▶ **Information provided**:
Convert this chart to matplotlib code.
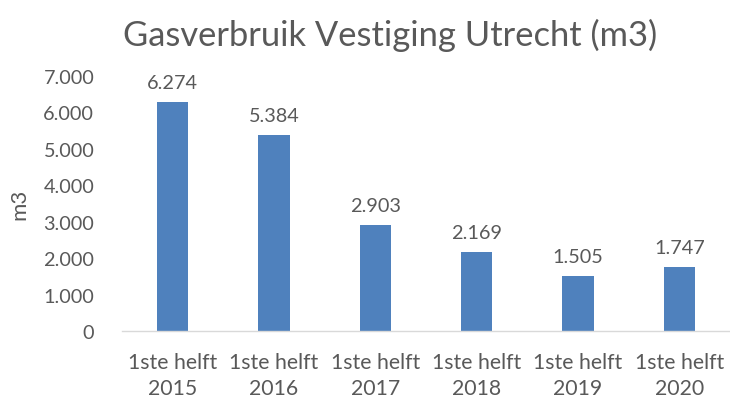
import matplotlib
import matplotlib.pyplot as plt

matplotlib.use("Agg")

CATEGORIES = ["1ste helft\n2015", "1ste helft\n2016", "1ste helft\n2017",
              "1ste helft\n2018", "1ste helft\n2019", "1ste helft\n2020"]
VALUES = [6274, 5384, 2903, 2169, 1505, 1747]
Y_TICKS = [0, 1000, 2000, 3000, 4000, 5000, 6000, 7000]

TEXT_COLOR = "#595959"
BAR_COLOR = "#4F81BD"


def fmt(v):
    return f"{v:,}".replace(",", ".")


def main():
    plt.rcParams["font.family"] = ["Lato", "DejaVu Sans"]
    fig = plt.figure(figsize=(7.3, 4.02), dpi=100)
    W, H = 730, 402
    left, right, bottom, top = 122, 730, 332, 77
    ax = fig.add_axes([left / W, 1 - bottom / H, (right - left) / W, (bottom - top) / H])

    x = range(len(CATEGORIES))
    bars = ax.bar(x, VALUES, width=0.31, color=BAR_COLOR, zorder=2)
    ax.set_xlim(-0.5, len(CATEGORIES) - 0.5)
    ax.set_ylim(0, 7000)

    for rect, v in zip(bars, VALUES):
        ax.annotate(fmt(v), (rect.get_x() + rect.get_width() / 2, v),
                    xytext=(0, 8), textcoords="offset points",
                    ha="center", va="bottom", fontsize=14.3, color=TEXT_COLOR)

    ax.set_yticks(Y_TICKS)
    ax.set_yticklabels([fmt(t) for t in Y_TICKS], fontsize=14.3, color=TEXT_COLOR)
    ax.set_xticks(list(x))
    ax.set_xticklabels(CATEGORIES, fontsize=15.3, color=TEXT_COLOR, linespacing=1.38)
    ax.tick_params(axis="both", length=0)
    ax.tick_params(axis="x", pad=15)
    ax.tick_params(axis="y", pad=20)

    for side in ["top", "right", "left"]:
        ax.spines[side].set_visible(False)
    ax.spines["bottom"].set_color("#D9D9D9")
    ax.spines["bottom"].set_linewidth(1.0)

    ax.set_ylabel("m3", fontsize=16, color=TEXT_COLOR, labelpad=10)
    fig.text(390 / W, 1 - 35 / H, "Gasverbruik Vestiging Utrecht (m3)",
             ha="center", va="center", fontsize=24.8, color=TEXT_COLOR)

    fig.savefig("out.png", dpi=100)
    plt.close(fig)


if __name__ == "__main__":
    main()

▶ **What to work on**:
In your copy of the listing above, reproduce each line exactly and omit all pictures.

▶ **Response for this exercise**:
Convert this chart to matplotlib code.
import matplotlib
import matplotlib.pyplot as plt

matplotlib.use("Agg")

CATEGORIES = ["1ste helft\n2015", "1ste helft\n2016", "1ste helft\n2017",
              "1ste helft\n2018", "1ste helft\n2019", "1ste helft\n2020"]
VALUES = [6274, 5384, 2903, 2169, 1505, 1747]
Y_TICKS = [0, 1000, 2000, 3000, 4000, 5000, 6000, 7000]

TEXT_COLOR = "#595959"
BAR_COLOR = "#4F81BD"


def fmt(v):
    return f"{v:,}".replace(",", ".")


def main():
    plt.rcParams["font.family"] = ["Lato", "DejaVu Sans"]
    fig = plt.figure(figsize=(7.3, 4.02), dpi=100)
    W, H = 730, 402
    left, right, bottom, top = 122, 730, 332, 77
    ax = fig.add_axes([left / W, 1 - bottom / H, (right - left) / W, (bottom - top) / H])

    x = range(len(CATEGORIES))
    bars = ax.bar(x, VALUES, width=0.31, color=BAR_COLOR, zorder=2)
    ax.set_xlim(-0.5, len(CATEGORIES) - 0.5)
    ax.set_ylim(0, 7000)

    for rect, v in zip(bars, VALUES):
        ax.annotate(fmt(v), (rect.get_x() + rect.get_width() / 2, v),
                    xytext=(0, 8), textcoords="offset points",
                    ha="center", va="bottom", fontsize=14.3, color=TEXT_COLOR)

    ax.set_yticks(Y_TICKS)
    ax.set_yticklabels([fmt(t) for t in Y_TICKS], fontsize=14.3, color=TEXT_COLOR)
    ax.set_xticks(list(x))
    ax.set_xticklabels(CATEGORIES, fontsize=15.3, color=TEXT_COLOR, linespacing=1.38)
    ax.tick_params(axis="both", length=0)
    ax.tick_params(axis="x", pad=15)
    ax.tick_params(axis="y", pad=20)

    for side in ["top", "right", "left"]:
        ax.spines[side].set_visible(False)
    ax.spines["bottom"].set_color("#D9D9D9")
    ax.spines["bottom"].set_linewidth(1.0)

    ax.set_ylabel("m3", fontsize=16, color=TEXT_COLOR, labelpad=10)
    fig.text(390 / W, 1 - 35 / H, "Gasverbruik Vestiging Utrecht (m3)",
             ha="center", va="center", fontsize=24.8, color=TEXT_COLOR)

    fig.savefig("out.png", dpi=100)
    plt.close(fig)


if __name__ == "__main__":
    main()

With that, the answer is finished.